Kisah Kakek yang Kangen Cucu-Cucunya
Sebut saja namanya kakek Abdullah. Usianya sekitar 60-an tahun. Ia keturunan Arab, hidungnya mancung badannya tinggi. Ia rajin shalat berjama’ah di Masjid dekat rumahnya.
Di usia senjanya, ia masih aktif mencari ilmu. Ia pernah bercerita kepada saya, ia bersama istrinya setiap minggu pagi pergi ke Kwitang untuk mengikuti pengajian di sana. Mereka biasa naik Jaklinko dari Condet menuju PGC (Pasar Grosir Cililitan). Dari sana mereka akan menaiki Transjakarta atau sering disebut Bus Way menuju Kwitang.
Mereka tidak perlu mengeluarkan uang sepeserpun untuk biaya transportasi. Mereka mempunyai kartu gratis untuk menaiki Transjakarta sepuasnya. Ini fasilitas yang diberikan Transjakarta untuk para Lansia. Begitu pun ketika naik Jaklinko, tidak perlu membayar ongkos. Karena semuanya gratis.
“Sekali-sekali lah pergi ke Kwitang”. Ajaknya kepada saya pada suatu kesempatan selepas shalat. “Selain dapat ilmu juga dapat barang-barang yang kita butuhkan. Banyak yang berjualan.” Ia menjelaskan sambil tersenyum.
Kami seringkali pulang bareng setelah menjalankan shalat berjama’ah di masjid. Kami berjalan beriringan menuju rumah. Kebetulan rumah kami satu arah, meskipun agak berjauhan. Kakek ini seringkali sengaja berjalan memutar mengikuti arah jalan kami hanya untuk sekedar berbagi cerita.

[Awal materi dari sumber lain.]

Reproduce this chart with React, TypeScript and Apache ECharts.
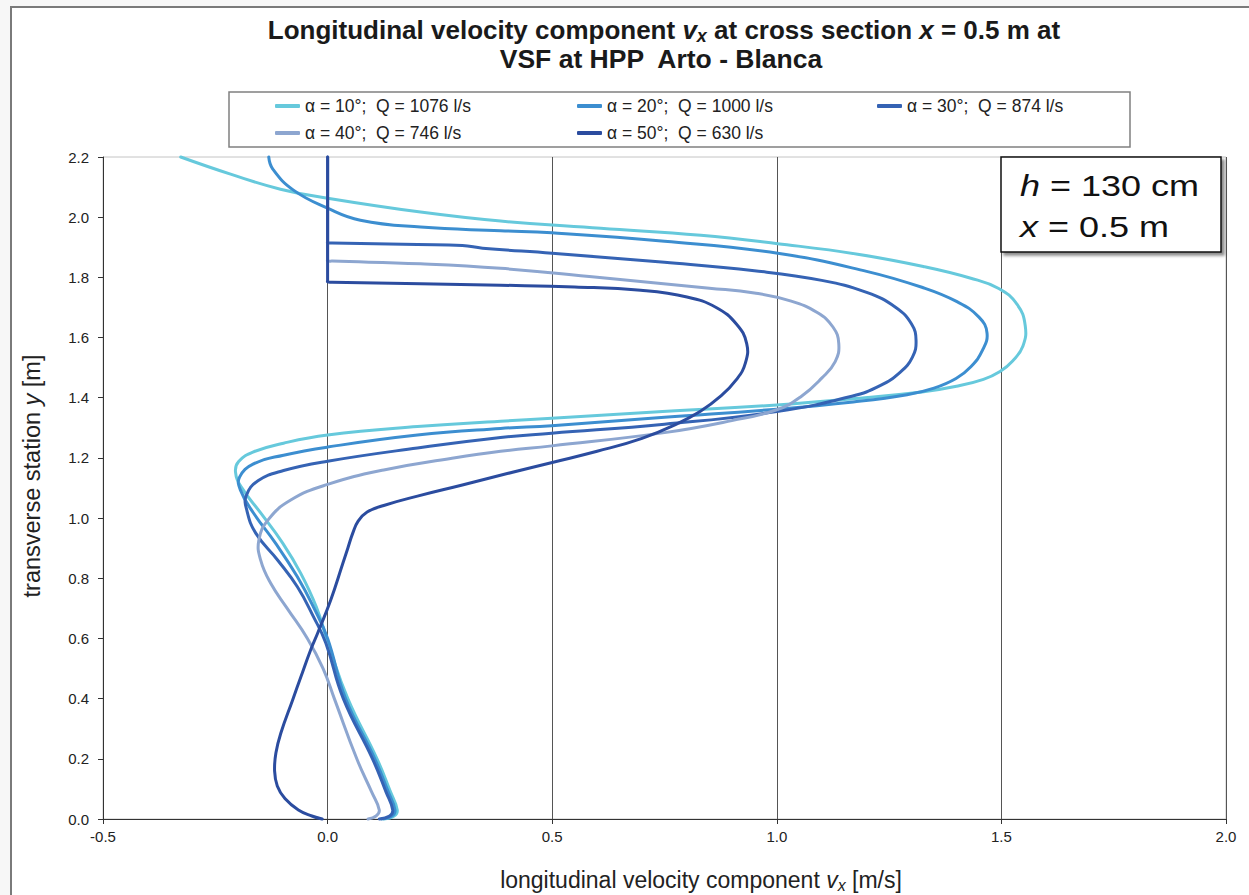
import React, { useEffect, useRef } from 'react';
import * as echarts from 'echarts';

const FONT = "'Liberation Sans', Arial, Helvetica, sans-serif";

// Legend entries and line colours
const seriesNames = [
  'α = 10°;  Q = 1076 l/s',
  'α = 20°;  Q = 1000 l/s',
  'α = 30°;  Q = 874 l/s',
  'α = 40°;  Q = 746 l/s',
  'α = 50°;  Q = 630 l/s',
];
const seriesColors = ['#66C9DC', '#3C8ED0', '#3563B4', '#8DA6D0', '#2B4C9F'];

// Axis ranges
const xMin = -0.5;
const xMax = 2.0;
const xStep = 0.5;
const yMin = 0.0;
const yMax = 2.2;
const yStep = 0.2;

// Velocity profiles: [vx (m/s), y (m)], listed from the top of the section downwards
const alpha10: [number, number][] = [
  [-0.327, 2.2], [-0.216, 2.143], [-0.105, 2.093], [0.0, 2.063], [0.207, 2.017],
  [0.385, 1.987], [0.608, 1.963], [0.831, 1.94], [1.002, 1.912], [1.18, 1.877],
  [1.33, 1.835], [1.43, 1.798], [1.494, 1.763], [1.535, 1.71], [1.553, 1.64],
  [1.548, 1.572], [1.525, 1.522], [1.497, 1.487], [1.46, 1.461], [1.4, 1.438],
  [1.323, 1.419], [1.165, 1.396], [1.0, 1.376], [0.719, 1.352], [0.499, 1.332],
  [0.385, 1.322], [0.2, 1.304], [0.0, 1.276], [-0.098, 1.249], [-0.165, 1.22],
  [-0.198, 1.188], [-0.205, 1.153], [-0.192, 1.103], [-0.149, 1.017], [-0.1, 0.917],
  [-0.06, 0.817], [-0.025, 0.704], [0.002, 0.58], [0.045, 0.4], [0.11, 0.2],
  [0.14, 0.09], [0.155, 0.03], [0.148, 0.01], [0.125, 0.0],
];
const alpha20: [number, number][] = [
  [-0.131, 2.2], [-0.122, 2.16], [-0.076, 2.09], [0.0, 2.03], [0.073, 1.99],
  [0.207, 1.967], [0.385, 1.955], [0.499, 1.948], [0.75, 1.92], [1.002, 1.88],
  [1.2, 1.82], [1.323, 1.767], [1.4, 1.72], [1.45, 1.668], [1.468, 1.615],
  [1.458, 1.558], [1.432, 1.503], [1.399, 1.464], [1.35, 1.432], [1.29, 1.41],
  [1.17, 1.386], [1.0, 1.362], [0.75, 1.335], [0.499, 1.307], [0.385, 1.298],
  [0.2, 1.276], [0.0, 1.236], [-0.098, 1.209], [-0.165, 1.18], [-0.196, 1.136],
  [-0.194, 1.093], [-0.165, 1.017], [-0.116, 0.917], [-0.067, 0.804], [-0.03, 0.7],
  [0.0, 0.6], [0.04, 0.4], [0.105, 0.2], [0.135, 0.09], [0.15, 0.03],
  [0.143, 0.01], [0.12, 0.0],
];
const alpha30: [number, number][] = [
  [0.0, 2.2], [0.0, 1.92], [0.0, 1.915], [0.01, 1.914], [0.2, 1.909],
  [0.3, 1.906], [0.345, 1.897], [0.5, 1.88], [0.75, 1.85], [0.95, 1.822],
  [1.1, 1.79], [1.2, 1.75], [1.265, 1.7], [1.3, 1.645], [1.31, 1.59],
  [1.302, 1.535], [1.275, 1.485], [1.23, 1.44], [1.167, 1.405], [1.0, 1.354],
  [0.75, 1.312], [0.499, 1.282], [0.385, 1.268], [0.2, 1.233], [0.0, 1.189],
  [-0.098, 1.158], [-0.155, 1.124], [-0.181, 1.075], [-0.18, 1.027], [-0.16, 0.95],
  [-0.111, 0.86], [-0.067, 0.771], [-0.031, 0.671], [-0.004, 0.585], [0.035, 0.4],
  [0.1, 0.2], [0.13, 0.09], [0.145, 0.03], [0.138, 0.01], [0.115, 0.0],
];
const alpha40: [number, number][] = [
  [0.0, 2.2], [0.0, 1.86], [0.0, 1.855], [0.01, 1.854], [0.207, 1.845],
  [0.385, 1.83], [0.6, 1.8], [0.85, 1.764], [0.95, 1.748], [1.03, 1.722],
  [1.09, 1.683], [1.125, 1.635], [1.138, 1.58], [1.13, 1.52], [1.1, 1.465],
  [1.055, 1.405], [1.0, 1.36], [0.9, 1.324], [0.75, 1.284], [0.499, 1.24],
  [0.385, 1.222], [0.274, 1.198], [0.125, 1.16], [0.0, 1.112], [-0.082, 1.06],
  [-0.132, 0.995], [-0.153, 0.927], [-0.149, 0.86], [-0.127, 0.784], [-0.09, 0.7],
  [-0.045, 0.6], [-0.01, 0.5], [0.015, 0.4], [0.065, 0.2], [0.098, 0.09],
  [0.115, 0.03], [0.108, 0.01], [0.09, 0.0],
];
const alpha50: [number, number][] = [
  [0.0, 2.2], [0.0, 1.79], [0.0, 1.785], [0.01, 1.784], [0.207, 1.779],
  [0.385, 1.774], [0.55, 1.768], [0.697, 1.757], [0.8, 1.735], [0.865, 1.7],
  [0.91, 1.645], [0.933, 1.58], [0.93, 1.515], [0.91, 1.46], [0.875, 1.405],
  [0.83, 1.355], [0.78, 1.315], [0.7, 1.265], [0.6, 1.222], [0.5, 1.185],
  [0.4, 1.148], [0.3, 1.11], [0.2, 1.073], [0.125, 1.042], [0.088, 1.02],
  [0.068, 0.99], [0.056, 0.95], [0.045, 0.9], [0.034, 0.85], [0.007, 0.728],
  [-0.022, 0.618], [-0.038, 0.561], [-0.06, 0.47], [-0.078, 0.395], [-0.104, 0.286],
  [-0.115, 0.22], [-0.118, 0.16], [-0.112, 0.11], [-0.095, 0.068], [-0.065, 0.03],
  [-0.035, 0.01], [-0.012, 0.0],
];

const profiles = [alpha10, alpha20, alpha30, alpha40, alpha50];

export default function App() {
  const ref = useRef<HTMLDivElement>(null);

  useEffect(() => {
    if (!ref.current) return;
    const chart = echarts.init(ref.current, undefined, { renderer: 'svg' });

    const legendSlots = [
      [275, 97], [577, 97], [877, 97],
      [275, 124], [577, 124],
    ];

    const tickLabel = {
      fontSize: 15,
      fontFamily: FONT,
      color: '#222',
    };

    // Each profile is drawn as one smooth curve through its points,
    // mapped to pixels with the cartesian axes of the grid.
    const profileSeries = profiles.map((data, i) => ({
      name: seriesNames[i],
      type: 'custom',
      coordinateSystem: 'cartesian2d',
      data,
      encode: { x: 0, y: 1 },
      z: 2 + i,
      itemStyle: { color: seriesColors[i] },
      renderItem: (params: any, api: any) => {
        if (params.dataIndex !== 0) return null;
        const points = data.map((p) => api.coord(p));
        return {
          type: 'polyline',
          shape: { points, smooth: 0.45 },
          style: {
            fill: null,
            stroke: seriesColors[i],
            lineWidth: 3,
            lineJoin: 'round',
            lineCap: 'round',
          },
        };
      },
    }));

    chart.setOption({
      animation: false,
      backgroundColor: 'transparent',
      grid: {
        left: 103,
        right: 23,
        top: 157,
        bottom: 76,
        show: true,
        borderColor: '#c4c4c4',
        borderWidth: 1,
      },
      legend: seriesNames.map((name, i) => ({
        data: [{ name, icon: 'roundRect', itemStyle: { color: seriesColors[i] } }],
        left: legendSlots[i][0],
        top: legendSlots[i][1],
        padding: 0,
        itemWidth: 25,
        itemHeight: 4,
        selectedMode: false,
        textStyle: { fontSize: 17.5, fontFamily: FONT, color: '#222' },
      })),
      xAxis: {
        type: 'value',
        min: xMin,
        max: xMax,
        interval: xStep,
        axisLine: { show: true, onZero: false, lineStyle: { color: '#333', width: 1 } },
        axisTick: { show: true, inside: false, length: 5, lineStyle: { color: '#333' } },
        axisLabel: { ...tickLabel, margin: 10, formatter: (v: number) => v.toFixed(1) },
        splitLine: { show: true, lineStyle: { color: '#555', width: 1 } },
      },
      yAxis: {
        type: 'value',
        min: yMin,
        max: yMax,
        interval: yStep,
        axisLine: { show: true, onZero: false, lineStyle: { color: '#333', width: 1 } },
        axisTick: { show: true, inside: false, length: 5, lineStyle: { color: '#333' } },
        axisLabel: { ...tickLabel, margin: 14, formatter: (v: number) => v.toFixed(1) },
        splitLine: { show: false },
      },
      series: profileSeries,
      graphic: [
        // figure frame
        {
          type: 'rect',
          z: -10,
          silent: true,
          shape: { x: 11, y: 7, width: 1300, height: 1000 },
          style: { fill: '#ffffff', stroke: '#7a7a7a', lineWidth: 2 },
        },
        // title
        {
          type: 'text',
          x: 664,
          y: 30,
          z: 10,
          style: {
            text: '{b|Longitudinal velocity component }{bi|v}{bs|x}{b| at cross section }{bi|x}{b| = 0.5 m at}',
            align: 'center',
            textAlign: 'center',
            verticalAlign: 'middle',
            textVerticalAlign: 'middle',
            rich: {
              b: { fontSize: 26, fontWeight: 'bold', fontFamily: FONT, fill: '#1a1a1a', lineHeight: 30 },
              bi: { fontSize: 26, fontWeight: 'bold', fontStyle: 'italic', fontFamily: FONT, fill: '#1a1a1a', lineHeight: 30 },
              bs: { fontSize: 18, fontWeight: 'bold', fontStyle: 'italic', fontFamily: FONT, fill: '#1a1a1a', lineHeight: 18, verticalAlign: 'bottom' },
            },
          },
        },
        {
          type: 'text',
          x: 661,
          y: 59,
          z: 10,
          style: {
            text: 'VSF at HPP  Arto - Blanca',
            align: 'center',
            textAlign: 'center',
            verticalAlign: 'middle',
            textVerticalAlign: 'middle',
            fontSize: 26.5,
            fontWeight: 'bold',
            fontFamily: FONT,
            fill: '#1a1a1a',
          },
        },
        // legend frame
        {
          type: 'rect',
          z: 5,
          silent: true,
          shape: { x: 229, y: 92, width: 901, height: 55 },
          style: { fill: 'transparent', stroke: '#808080', lineWidth: 1.5 },
        },
        // parameter box
        {
          type: 'rect',
          z: 50,
          silent: true,
          shape: { x: 1001, y: 157, width: 220, height: 95 },
          style: {
            fill: '#ffffff',
            stroke: '#111',
            lineWidth: 1.5,
            shadowBlur: 3,
            shadowOffsetX: 3,
            shadowOffsetY: 3,
            shadowColor: 'rgba(0,0,0,0.45)',
          },
        },
        {
          type: 'text',
          x: 1020,
          y: 186,
          z: 51,
          scaleX: 1.2,
          style: {
            text: '{i|h}{n| = 130 cm}',
            align: 'left',
            textAlign: 'left',
            verticalAlign: 'middle',
            textVerticalAlign: 'middle',
            rich: {
              i: { fontSize: 30, fontStyle: 'italic', fontFamily: FONT, fill: '#111' },
              n: { fontSize: 30, fontFamily: FONT, fill: '#111' },
            },
          },
        },
        {
          type: 'text',
          x: 1020,
          y: 227,
          z: 51,
          scaleX: 1.2,
          style: {
            text: '{i|x}{n| = 0.5 m}',
            align: 'left',
            textAlign: 'left',
            verticalAlign: 'middle',
            textVerticalAlign: 'middle',
            rich: {
              i: { fontSize: 30, fontStyle: 'italic', fontFamily: FONT, fill: '#111' },
              n: { fontSize: 30, fontFamily: FONT, fill: '#111' },
            },
          },
        },
        // axis names
        {
          type: 'text',
          x: 701,
          y: 880,
          z: 10,
          style: {
            text: '{n|longitudinal velocity component }{i|v}{s|x}{n| [m/s]}',
            align: 'center',
            textAlign: 'center',
            verticalAlign: 'middle',
            textVerticalAlign: 'middle',
            rich: {
              n: { fontSize: 23, fontFamily: FONT, fill: '#222', lineHeight: 27 },
              i: { fontSize: 23, fontStyle: 'italic', fontFamily: FONT, fill: '#222', lineHeight: 27 },
              s: { fontSize: 16, fontStyle: 'italic', fontFamily: FONT, fill: '#222', lineHeight: 16, verticalAlign: 'bottom' },
            },
          },
        },
        {
          type: 'text',
          x: 32,
          y: 476,
          z: 10,
          rotation: Math.PI / 2,
          style: {
            text: '{n|transverse station }{i|y}{n| [m]}',
            align: 'center',
            textAlign: 'center',
            verticalAlign: 'middle',
            textVerticalAlign: 'middle',
            rich: {
              n: { fontSize: 23.5, fontFamily: FONT, fill: '#222' },
              i: { fontSize: 23.5, fontStyle: 'italic', fontFamily: FONT, fill: '#222' },
            },
          },
        },
      ],
    });

    return () => chart.dispose();
  }, []);

  return (
    <div
      ref={ref}
      style={{ position: 'fixed', left: 0, top: 0, width: 1249, height: 895, background: '#f7f7f7' }}
    />
  );
}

Salahsatu tema yang seringkali Kakek ini sampaikan adalah tentang rasa kangennya kepada cucu-cucunya. “Anak ini apa gak kangen sama orang tuanya?” Kalimat ini seringkali ia sampaikan setiap kali kami berjalan bersama.
“Bukannya orang tua gak mau nengoikin cucu.” Katanya suatu ketika kami berjalan bareng sepulang dari Masjid. “Tapi ininya gak ada.” Katanya sambil memperagakan jarinya menunjukkan tanda uang. Sebagai orang tua yang sudah tidak aktif bekerja lagi tentu ia tidak mempunyai uang untuk sekedar menengok cucunya di luar kota, tepatnya di Kota Cirebon.